The word “discover” contextualizes Lydgate’s passion for medicine within both the dramatic scientific progress that was taking place in the nineteenth century and the birth of science as a discipline. It also links Lydgate’s medical research with the endeavors of colonial “discoverers.” Lydgate’s medical ambitions are thus framed as having a potentially transformative impact on the world.
Lydgate hopes to further stimulate the explosion of medical knowledge that took place at the beginning of the nineteenth century. Human knowledge is slow to change, and despite glimpses of advancement, medicine is still “shambling along the old paths.” There are many questions about human anatomy that remain unresolved, and Lydgate is determined answer them. Lydgate’s personality is still in the process of development, and he is not without flaws. He can be overconfident, too single-minded, and prone to applying his efforts to the wrong cause. However, the narrator emphasizes that all people have flaws like these, so we shouldn’t judge him too harshly.
The narrator’s mention of Lydgate’s flaws draws attention to the fact that no character in Middlemarch is presented as wholly good or wholly bad (with perhaps one exception, as we will see much later in the novel). Instead, Eliot portrays individual humans as complex, contradictory, and fallible, and encourages us to sympathize with her characters in spite of all their flaws.

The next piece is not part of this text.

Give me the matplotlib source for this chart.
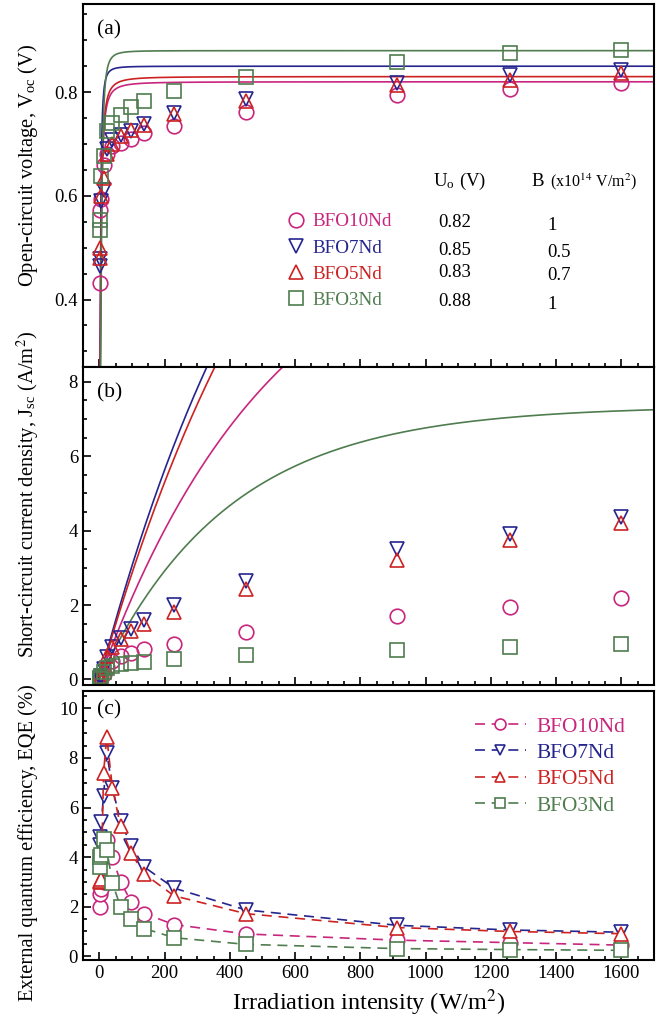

Lydgate’s singular ambition means that he has difficulty enjoying things in life outside of medicine. While he was in Paris he fell in love with a married actress from Provence named Laure. He loved to go watch her at the theatre. One night while Lydgate was watching her perform the part of the play where she stabs her lover (played by her real-life husband), she actually stabbed him, murdering him. There was much speculation about whether the killing was intentional; even some of the actress’s fans believed she was guilty, but Lydgate didn’t.
Here as well as later in the novel, actresses represent passion, freedom, and rebellion. Choosing to be an actress was certainly not considered a respectable pursuit for a woman, and thus women who go down this path either don’t care about the expectations of others or have no choice. Laure’s killing of her husband is the ultimate exercise of this rebellion, even if it is accidental.
While Laure was in custody Lydgate had many conversations with her. When she was found innocent and released, she fled to Avignon. Lydgate found her there and approached her after a performance, asking her to marry him. He knew it was crazy but he persevered, telling her he loved her and that he couldn’t live without her. Laure told him that when she stabbed her husband her foot really did slip, but that she intended to kill him. Panicked, Lydgate asked if the husband was abusive, but Laure replied that she was simply irritated with him. She concluded: “I do not like husbands. I will never have another.”
Although he initially believes she didn’t mean to do it, Lydgate’s decision to propose to a woman who killed her husband suggests that he may be prone to risky behavior and self-sabotage. His reckless pursuit of Laure conveys the idea that love can make people lose their common sense. Meanwhile, Laure’s admission of guilt is scandalous, and would have been even more so to nineteenth-century readers.
Following this encounter Lydgate resolved to have “a strictly scientific view of women.” No one in Middlemarch would believe this episode from Lydgate’s past. Now, the town expects him to assimilate totally into the community.
Lydgate’s resolution to have a “scientific view of women” suggests he is going to force himself to be rational when it comes to love and marriage. However, one could argue that this is not actually possible.